Bukti Komitmen BI Memajukan UMKM
Progres positif dari bisnis kerajinan mendong yang dilakoni Abah Eje ini, cukup relevan dengan komitmen Bank Indonesia dalam upaya penguatan daya saing UMKM sebagai sumber baru pertumbuhan ekonomi nasional.
“Pengembangan UMKM naik kelas menjadi UMKM go export dan go digital terus diperkuat melalui 3 strategi utama yaitu penguatan korporatisasi, peningkatan kapasitas, dan pembiayaan,” kata Gubernur Bank Indonesia Perry Warjiyo di acara Pertemuan Tahunan Bank Indonesia 2022, 30 November 2022 lalu di Jakarta, dikutip dari laman resmi Bank Indonesia.
Di acara ini juga Abah Eje mendapatkan penghargaan BI Award untuk kategori Apresiasi Kinerja UMKM Ekspor Terbaik sub-kategori UMKM Kain Kerajinan Ekspor Bersama.
Perry memaparkan penguatan korporatisasi UMKM ditujukan untuk meningkatkan skala ekonomi dari UMKM melalui pembentukan kelompok-kelompok yang didukung modal sosial yang kuat dan kelembagaan formal dan modern sehingga mendukung perbaikan efisiensi, akses pasar, dan juga akses keuangan UMKM.
Sementara strategi utama kedua yaitu peningkatan kapasitas UMKM, difokuskan untuk memperkuat produktivitas melalui perluasan akses pasar serta inovasi dan digitalisasi proses bisnis sehingga mendorong perbaikan daya saing UMKM.
Kemudian strategi utama yang ketiga adalah perluasan akses pembiayaan UMKM yang lebih sehat juga terus didorong untuk mendukung ekspansi usaha.

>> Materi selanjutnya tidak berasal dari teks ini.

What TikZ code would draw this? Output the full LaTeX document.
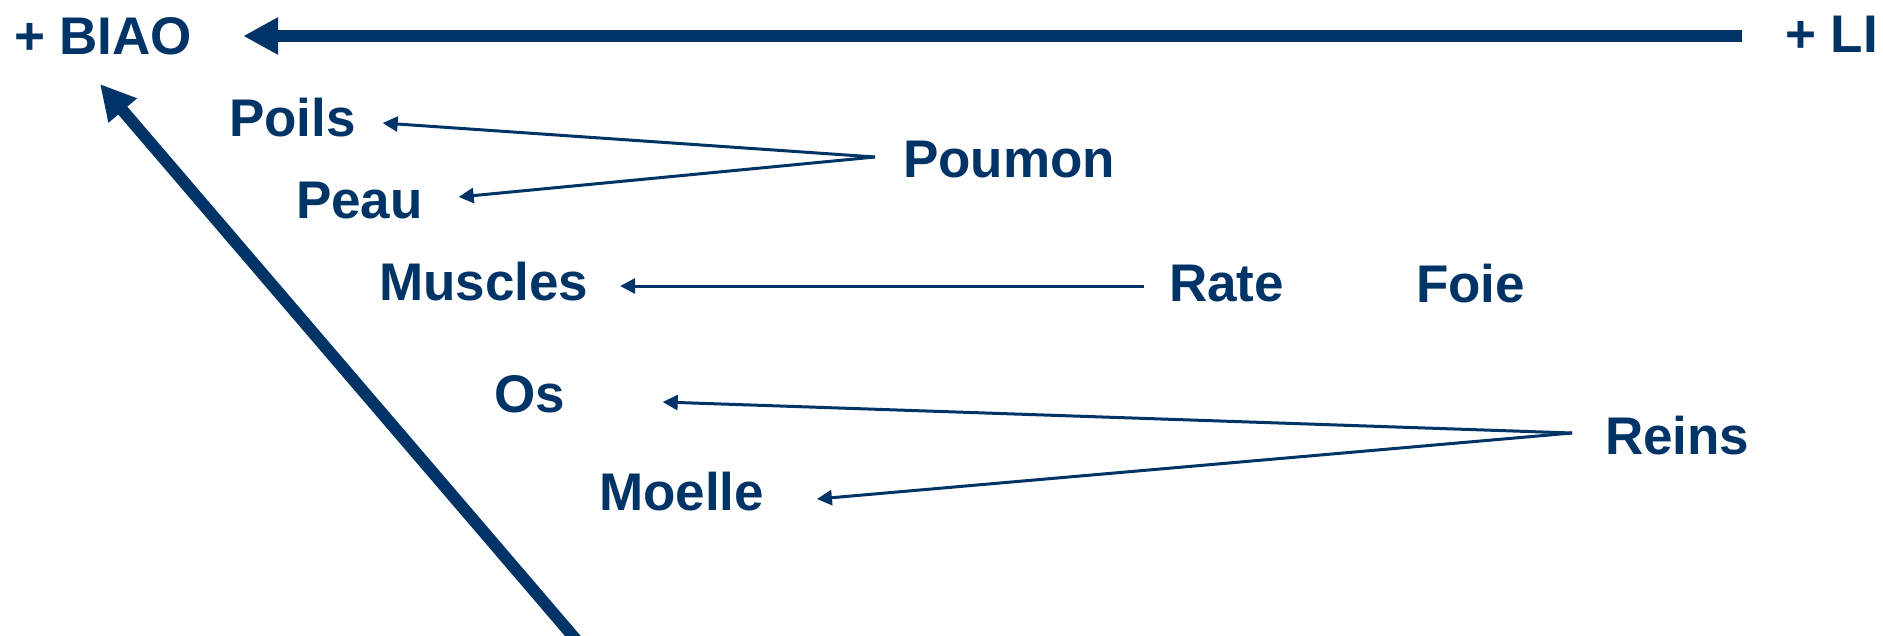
\documentclass[tikz,border=0pt]{standalone}
\usepackage{fontspec}
\setmainfont{Liberation Sans}
\usetikzlibrary{arrows.meta}
\definecolor{navy}{RGB}{0,51,102}
\begin{document}
\begin{tikzpicture}[x=1pt,y=-1pt,
  lbl/.style={anchor=base west,inner sep=0pt,outer sep=0pt,text=navy,font=\fontsize{53}{60}\selectfont\bfseries},
  bigarrow/.style={draw=navy,line width=12pt,-{Triangle[length=35pt,width=35pt]}},
  smallarrow/.style={draw=navy,line width=3pt,-{Triangle[length=15pt,width=15pt]}}]
\useasboundingbox (0,0) rectangle (1883,635);
\clip (0,0) rectangle (1883,635);
% labels
\node[lbl] (biao)   at (14,54)    {+ BIAO};
\node[lbl] (li)     at (1785,52)  {+ LI};
\node[lbl] (poils)  at (229,136)  {Poils};
\node[lbl] (peau)   at (296,218)  {Peau};
\node[lbl] (muscles) at (379,300) {Muscles};
\node[lbl] (os)     at (494,412)  {Os};
\node[lbl] (moelle) at (599,510)  {Moelle};
\node[lbl] (poumon) at (903,177)  {Poumon};
\node[lbl] (rate)   at (1169,301) {Rate};
\node[lbl] (foie)   at (1416,302) {Foie};
\node[lbl] (reins)  at (1605,454) {Reins};
% thick arrows
\draw[bigarrow] ([shift={(-43,-16)}]li.base west) -- ([shift={(51,-18)}]biao.base east);
\coordinate (diagstart) at (578,642);
\draw[bigarrow] (diagstart) -- ([shift={(86,30)}]biao.base west);
% thin arrows
\draw[smallarrow] ([shift={(-28,-20)}]poumon.base west) -- ([shift={(27,-13)}]poils.base east);
\draw[smallarrow] ([shift={(-28,-20)}]poumon.base west) -- ([shift={(36,-21)}]peau.base east);
\draw[smallarrow] ([shift={(-25,-15)}]rate.base west) -- ([shift={(32,-14)}]muscles.base east);
\draw[smallarrow] ([shift={(-33,-21)}]reins.base west) -- ([shift={(98,-10)}]os.base east);
\draw[smallarrow] ([shift={(-33,-21)}]reins.base west) -- ([shift={(53,-11)}]moelle.base east);
\end{tikzpicture}
\end{document}
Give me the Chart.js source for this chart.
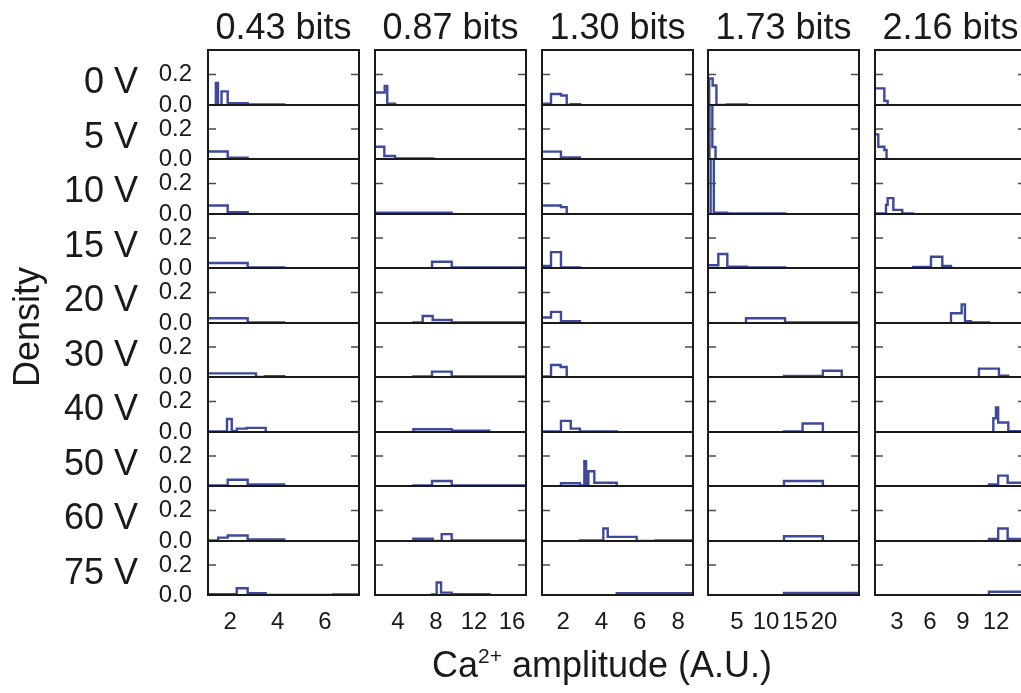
<!DOCTYPE html>
<html><head><meta charset="utf-8">
<script src="https://cdn.jsdelivr.net/npm/chart.js@4"></script>
<style>
html,body{margin:0;padding:0;background:#fff;width:1021px;height:693px;overflow:hidden;position:relative;font-family:"Liberation Sans",Arial,Helvetica,sans-serif;color:#1a1a1a}
canvas{position:absolute}
.t{position:absolute;font-size:36px;line-height:1;white-space:nowrap}
</style></head><body>
<script>
// ---- data ----
const rowLabels = ['0 V','5 V','10 V','15 V','20 V','30 V','40 V','50 V','60 V','75 V'];
const colTitles = ['0.43 bits','0.87 bits','1.30 bits','1.73 bits','2.16 bits'];
const xRanges = [[1.07,7.43],[1.58,17.47],[0.9,8.78],[0,26.03],[1,14.73]];
const xTicks = [[2,4,6],[4,8,12,16],[2,4,6,8],[5,10,15,20],[3,6,9,12]];
const yTicks = [0, 0.2];
const yTickLabels = ['0.0','0.2'];
const yMax = 0.36;

// bin edges and densities, one entry per voltage row
const c1Edges = [
  [1.40,1.49,1.64,1.90,2.74,4.28],
  [1.0,1.9,2.74],
  [1.0,1.9,2.74],
  [1.0,2.74,4.28],
  [1.0,2.74,4.28],
  [1.0,3.09,3.47,4.28],
  [1.0,1.87,2.07,2.28,2.70,3.50],
  [1.0,1.9,2.74,4.28],
  [1.0,1.5,1.9,2.74,4.28],
  [1.0,2.28,2.74,3.5,6.33,7.5]];
const c1Dens = [
  [0.145,0,0.089,0.011,0.004],
  [0.05,0.009],
  [0.056,0.012],
  [0.033,0.004],
  [0.031,0.003],
  [0.024,0,0.006],
  [0.003,0.085,0.006,0.022,0.027],
  [0.004,0.042,0.01],
  [0.003,0.022,0.036,0.01],
  [0.005,0.045,0.012,0,0.003]];

const c2Edges = [
  [1.5,2.6,2.87,3.7],
  [1.5,2.56,3.69,7.72],
  [1.5,9.65],
  [7.58,9.65,17.6],
  [5.62,6.6,7.65,9.65,17.6],
  [5.62,7.58,9.65,17.6],
  [5.62,9.65,13.6],
  [5.62,7.58,9.65,17.6],
  [5.62,7.65,8.6,9.65,17.6],
  [7.58,8.07,8.53,9.65,13.6]];
const c2Dens = [
  [0.082,0.125,0.008],
  [0.082,0.02,0.004],
  [0.009],
  [0.042,0.003],
  [0.003,0.046,0.02,0.003],
  [0.004,0.036,0.003],
  [0.018,0.009],
  [0.004,0.033,0.003],
  [0.015,0,0.045,0.003],
  [0.004,0.083,0.016,0.006]];

const c3Edges = [
  [0.8,1.37,1.89,2.19,2.4,2.88],
  [0.8,1.89,2.88],
  [0.8,1.89,2.19],
  [0.8,1.37,1.89,2.88],
  [0.8,1.37,1.89,2.88],
  [0.8,1.37,1.87,2.19],
  [0.8,1.89,2.4,2.88,4.8],
  [1.89,2.88,3.11,3.2,3.32,3.63,4.8],
  [2.88,4.1,4.33,5.84,6.83,8.9],
  [4.8,8.9]];
const c3Dens = [
  [0.008,0.072,0.062,0,0.005],
  [0.049,0.01],
  [0.056,0.045],
  [0.013,0.106,0.004],
  [0.036,0.073,0.011],
  [0.004,0.08,0.067],
  [0.003,0.073,0.022,0.004],
  [0.018,0.003,0.165,0.01,0.098,0.022],
  [0.004,0.082,0.027,0,0.004],
  [0.012]];

const c4Edges = [
  [0.2,0.8,1.45,3.3,6.7],
  [0.25,0.75,1.3],
  [0.45,1.0,3.3,13.3],
  [-0.5,1.78,3.33,6.7,13.3],
  [6.55,13.28,26.5],
  [13.1,19.8,23.05],
  [13.1,16.3,19.8],
  [13.1,19.8],
  [13.1,19.8],
  [13.1,26.5]];
const c4Dens = [
  [0.173,0.128,0,0.004],
  [0.5,0.08],
  [0.5,0.008,0.003],
  [0.018,0.093,0.009,0.003],
  [0.031,0.003],
  [0.007,0.042],
  [0.004,0.056],
  [0.033],
  [0.031],
  [0.013]];

const c5Edges = [
  [0.9,1.85,2.15],
  [0.9,1.3,1.85,2.05],
  [0.9,2.0,2.15,2.67,3.48,4.48],
  [4.48,6.09,7.12,7.91],
  [7.91,8.88,9.18,9.73,11.36],
  [10.45,12.27,13.12],
  [11.76,12.0,12.2,13.12,15],
  [11.36,12.2,13.06,15],
  [11.36,12.2,13.06,15],
  [11.36,15]];
const c5Dens = [
  [0.109,0.027],
  [0.164,0.082,0.06],
  [0.003,0.06,0.104,0.027,0.004],
  [0.007,0.075,0.013],
  [0.064,0.122,0.011,0.003],
  [0.056,0.009],
  [0.09,0.16,0.062,0.005],
  [0.011,0.069,0.022],
  [0.013,0.082,0.013],
  [0.022]];

// ---- layout / style ----
const EDGES = [c1Edges,c2Edges,c3Edges,c4Edges,c5Edges];
const DENS = [c1Dens,c2Dens,c3Dens,c4Dens,c5Dens];
const colLefts = [208,375,542,708,875];
const PW = 151;
const rowTop = r => Math.round(50 + r*54.5);
const LINE = '#3d4a9b', FRAME = '#1a1a1a', TICKC = '#4a4a4a', TEXT = '#1a1a1a';
const FONT = {family:'"Liberation Sans", Arial, Helvetica, sans-serif', size:24};

const framePlugin = {
  id:'frame',
  afterDatasetsDraw(chart){
    const {ctx, chartArea:a} = chart;
    const y = chart.scales.y;
    ctx.save();
    ctx.strokeStyle = TICKC; ctx.lineWidth = 1.5;
    yTicks.forEach(v => {
      if (v === 0) return;
      const py = y.getPixelForValue(v);
      ctx.beginPath();
      ctx.moveTo(a.left, py); ctx.lineTo(a.left+8, py);
      ctx.moveTo(a.right-8, py); ctx.lineTo(a.right, py);
      ctx.stroke();
    });
    ctx.strokeStyle = FRAME; ctx.lineWidth = 2;
    ctx.strokeRect(a.left, a.top, a.right-a.left, a.bottom-a.top);
    ctx.restore();
  }
};

function panel(c, r){
  const L = colLefts[c], T = rowTop(r), H = rowTop(r+1) - T, W = PW;
  const isLeft = c === 0, isBottom = r === 9;
  const P = 26, AY = isLeft ? 50 : 0, AX = isBottom ? 40 : 0;
  const cv = document.createElement('canvas');
  const cw = P + AY + W + P, ch = P + H + P + AX;
  cv.width = cw; cv.height = ch;
  cv.style.left = (L - P - AY) + 'px'; cv.style.top = (T - P) + 'px';
  cv.style.width = cw + 'px'; cv.style.height = ch + 'px';
  document.body.appendChild(cv);
  const e = EDGES[c][r], d = DENS[c][r];
  // outline points: rise at first edge, each bin's value at its left edge, fall at last edge
  const pts = [{x:e[0], y:0}];
  d.forEach((v,i) => pts.push({x:e[i], y:v}));
  pts.push({x:e[e.length-1], y:0});
  new Chart(cv, {
    type:'line',
    data:{datasets:[{data:pts, stepped:'before', borderColor:LINE, borderWidth:2.4, pointRadius:0, fill:false}]},
    options:{
      responsive:false, animation:false, events:[],
      layout:{padding:P},
      plugins:{legend:{display:false}, tooltip:{enabled:false}, title:{display:false}},
      scales:{
        x:{type:'linear', min:xRanges[c][0], max:xRanges[c][1], display:isBottom,
           grid:{display:false}, border:{display:false},
           ticks:{font:FONT, color:TEXT, padding:5, autoSkip:false, maxRotation:0, minRotation:0, callback:v => String(v)},
           afterBuildTicks:s => { s.ticks = xTicks[c].map(v => ({value:v})); },
           afterFit:s => { s.height = AX; }},
        y:{type:'linear', min:0, max:yMax, display:isLeft,
           grid:{display:false}, border:{display:false},
           ticks:{font:FONT, color:TEXT, padding:8, callback:v => yTickLabels[yTicks.indexOf(v)]},
           afterBuildTicks:s => { s.ticks = yTicks.map(v => ({value:v})); },
           afterFit:s => { s.width = AY; }}
      }
    },
    plugins:[framePlugin]
  });
}

for (let c = 0; c < 5; c++) for (let r = 0; r < 10; r++) panel(c, r);

function addText(html, style){
  const d = document.createElement('div');
  d.className = 't'; d.innerHTML = html;
  Object.assign(d.style, style);
  document.body.appendChild(d);
  return d;
}
colTitles.forEach((t,c) => addText(t, {left:(colLefts[c] + PW/2) + 'px', top:'8.5px', transform:'translateX(-50%)'}));
rowLabels.forEach((t,r) => {
  const base = (rowTop(r) + rowTop(r+1))/2 + 16;
  addText(t, {left:'0px', width:'138px', textAlign:'right', top:(base - 30.5) + 'px'});
});
addText('Density', {left:'26.5px', top:'327px', transform:'translate(-50%,-50%) rotate(-90deg)'});
addText('Ca<span style="font-size:21px;position:relative;top:-14px">2+</span> amplitude (A.U.)', {left:'432px', top:'646.5px'});
</script>
</body></html>
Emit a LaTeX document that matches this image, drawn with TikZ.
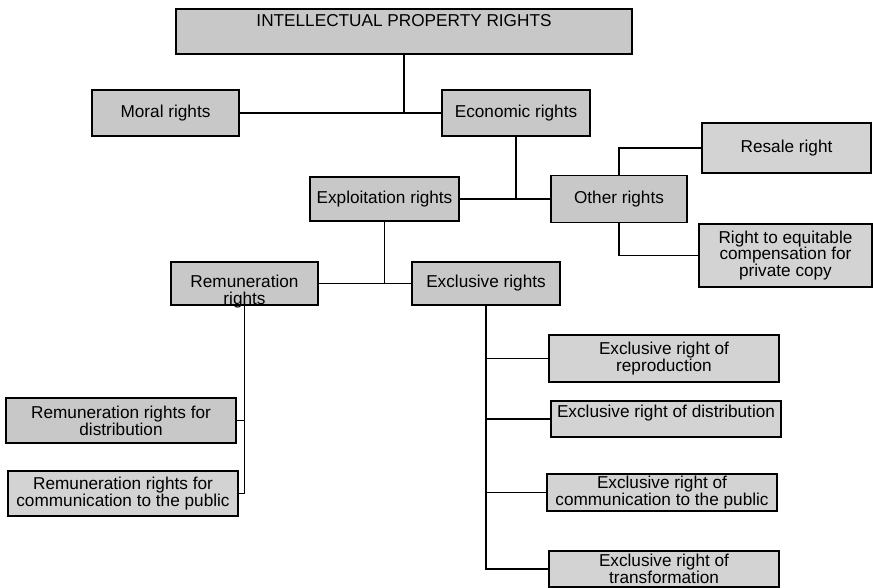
\documentclass[tikz,border=0pt]{standalone}
\usepackage{fontspec}
\setmainfont{Liberation Sans}

\definecolor{boxgray}{RGB}{200,200,200}
\definecolor{boxlight}{RGB}{211,211,211}

\begin{document}
\begin{tikzpicture}[x=1pt, y=-1pt, line width=1.1pt,
    main/.style = {draw, fill=boxgray, inner sep=2pt, font=\fontsize{17.2}{16.7}\selectfont},
    pale/.style = {main, fill=boxlight}]
    \clip (0,0) rectangle (873,587);

    \node[main, minimum width=456pt, minimum height=45pt, text height=12.5pt, text depth=23.5pt] (ipr) at (404,31.5) {INTELLECTUAL PROPERTY RIGHTS};
    \node[main, minimum width=147pt, minimum height=46pt] (moral) at (165.5,113) {Moral rights};
    \node[main, minimum width=148pt, minimum height=46pt] (econ) at (516,113) {Economic rights};

    \node[main, minimum width=149pt, minimum height=44pt] (expl) at (384.5,199) {Exploitation rights};
    \node[main, minimum width=136pt, minimum height=47pt] (other) at (619,199) {Other rights};
    \node[pale, minimum width=169pt, minimum height=50pt] (resale) at (786.5,148) {Resale right};
    \node[pale, minimum width=173pt, minimum height=63pt, align=center] (equit) at (785.5,255.5) {Right to equitable\\compensation for\\private copy};

    \node[main, minimum width=147pt, minimum height=43pt, text height=12.5pt, text depth=5.5pt] (remun) at (244.5,283.5) {\begin{tabular}[t]{@{}c@{}}Remuneration\\rights\end{tabular}};
    \node[main, minimum width=148pt, minimum height=43pt] (excl) at (486,283.5) {Exclusive rights};

    \node[main, minimum width=230pt, minimum height=45pt, align=center] (remdist) at (121,420.5) {Remuneration rights for\\distribution};
    \node[pale, minimum width=230pt, minimum height=45pt, align=center] (remcomm) at (123,493.5) {Remuneration rights for\\communication to the public};

    \node[pale, minimum width=230pt, minimum height=47pt, align=center] (exrep) at (664,358.5) {Exclusive right of\\reproduction};
    \node[pale, minimum width=230pt, minimum height=36pt, text height=12.5pt, text depth=16.5pt] (exdist) at (666,419) {Exclusive right of distribution};
    \node[pale, minimum width=230pt, minimum height=37pt, align=center] (excomm) at (662,492.5) {Exclusive right of\\communication to the public};
    \node[pale, minimum width=230pt, minimum height=36pt, align=center] (extrans) at (664,569) {Exclusive right of\\transformation};

    % top levels
    \draw (ipr.south) -- (ipr.south |- moral.east);
    \draw (moral) -- (econ);
    \draw (econ.south) -- (econ.south |- other.west);
    \draw (expl) -- (other);
    \draw (other.north) |- (resale.west);
    \draw (other.south) |- (equit.west);

    % exploitation branch
    \draw (expl.south) -- (expl.south |- excl.west);
    \draw (remun) -- (excl);
    \draw (remun.south) |- (remdist.east);
    \draw (remun.south) |- (remcomm.east);
    \draw (excl.south) |- (exrep.west);
    \draw (excl.south) |- (exdist.west);
    \draw (excl.south) |- (excomm.west);
    \draw (excl.south) |- (extrans.west);

\end{tikzpicture}
\end{document}
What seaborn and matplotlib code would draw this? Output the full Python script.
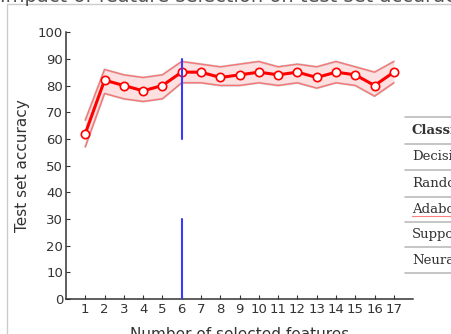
import numpy as np
import pandas as pd
import matplotlib
matplotlib.use("Agg")
import matplotlib.pyplot as plt
from matplotlib.lines import Line2D
import seaborn as sns

# values
n_features = list(range(1, 18))
accuracy = [62, 82, 80, 78, 80, 85, 85, 83, 84, 85, 84, 85, 83, 85, 84, 80, 85]
upper = [67, 86, 84, 83, 84, 89, 88, 87, 88, 89, 87, 88, 87, 89, 87, 85, 89]
lower = [57, 77, 75, 74, 75, 81, 81, 80, 80, 81, 80, 81, 79, 81, 80, 76, 81]
best_k = 6
marker_segments = [(0, 30), (60, 90)]
table_rows = ["Classi", "Decisi", "Rando", "Adabo", "Suppo", "Neural"]

sns.set_style("ticks")
plt.rcParams['font.family'] = ['DejaVu Sans']

df = pd.DataFrame({"k": n_features, "acc": accuracy, "lo": lower, "hi": upper})

fig = plt.figure(figsize=(4.52, 3.34), dpi=100)
ax = fig.add_axes([0.146, 0.1048, 0.768, 0.799])

# confidence band
ax.fill_between(df["k"], df["lo"], df["hi"], color="#ffe0e0", lw=0, zorder=1)
ax.plot(df["k"], df["hi"], color="#b0b0b0", lw=1.6, alpha=0.6, zorder=2)
ax.plot(df["k"], df["lo"], color="#b0b0b0", lw=1.6, alpha=0.6, zorder=2)
ax.plot(df["k"], df["hi"], color="#ff7070", lw=0.9, zorder=2)
ax.plot(df["k"], df["lo"], color="#ff7070", lw=0.9, zorder=2)

sns.lineplot(data=df, x="k", y="acc", ax=ax, color="red", lw=2.2,
             marker="o", markersize=6, markerfacecolor="white",
             markeredgecolor="red", markeredgewidth=1.2, zorder=4)

for y0, y1 in marker_segments:
    ax.plot([best_k, best_k], [y0, y1], color="#3a3aff", lw=1.5, zorder=5)

ax.set_xlim(0, 18)
ax.set_ylim(0, 100)
ax.set_xticks(n_features)
ax.set_yticks(range(0, 101, 10))
ax.tick_params(direction="in", length=3, width=0.8, labelsize=9.5,
               colors="#333333", pad=3)
ax.tick_params(axis="y", pad=2)
sns.despine(ax=ax)
for s in ["left", "bottom"]:
    ax.spines[s].set_color("#333333")
    ax.spines[s].set_linewidth(1.1)
ax.set_xlabel("Number of selected features", fontsize=11, color="#333333", labelpad=8)
ax.set_ylabel("Test set accuracy", fontsize=11, color="#333333", labelpad=6)

# screenshot frame and cut-off title
fig.add_artist(Line2D([7 / 452, 1], [1 - 4 / 334] * 2, color="#cccccc", lw=1))
fig.add_artist(Line2D([7 / 452] * 2, [0, 1 - 4 / 334], color="#cccccc", lw=1))
fig.text(0.0, 1.0 - 1.5 / 334, "Impact of feature selection on test set accuracy",
         fontsize=14, color="#555555", va="baseline", ha="left")

# partial table at right
line_ys = [117, 144, 170, 197, 222, 247, 273]
for y in line_ys:
    fig.add_artist(Line2D([405 / 452, 1], [1 - y / 334] * 2, color="#bbbbbb", lw=1.2))
for i, name in enumerate(table_rows):
    y = (line_ys[i] + line_ys[i + 1]) / 2
    fig.text(412 / 452, 1 - y / 334, name, fontsize=9.5, color="#333333",
             family="DejaVu Serif", va="center", ha="left",
             weight="bold" if i == 0 else "normal")
fig.add_artist(Line2D([412 / 452, 1], [1 - 216 / 334] * 2, color="#ff8080", lw=0.8))

fig.savefig("out.png", dpi=100)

“Ini sejalan dengan kebijakan pemerintah yang mendorong peningkatan kredit UMKM, yang ditargetkan mencapai 30 persen pada 2024. Bank Indonesia terus memperkuat implementasi kebijakan Rasio Pembiayaan Inklusif Makroprudensial (RPIM),” kata Perry.
Perluasan akses pembiayaan UMKM juga dilakukan dengan pengembangan model bisnis multiple channel financing (MCF), business matching pembiayaan, Aplikasi Pencatatan Informasi Keuangan (SIAPIK), Database UMKM Potensial Dibiayai (BISAID), serta perluasan pemanfaatan QRIS.
Dengan berbagai penguatan tersebut, UMKM diharapkan menjadi semakin bankable sehingga mudah mendapat akses permodalan.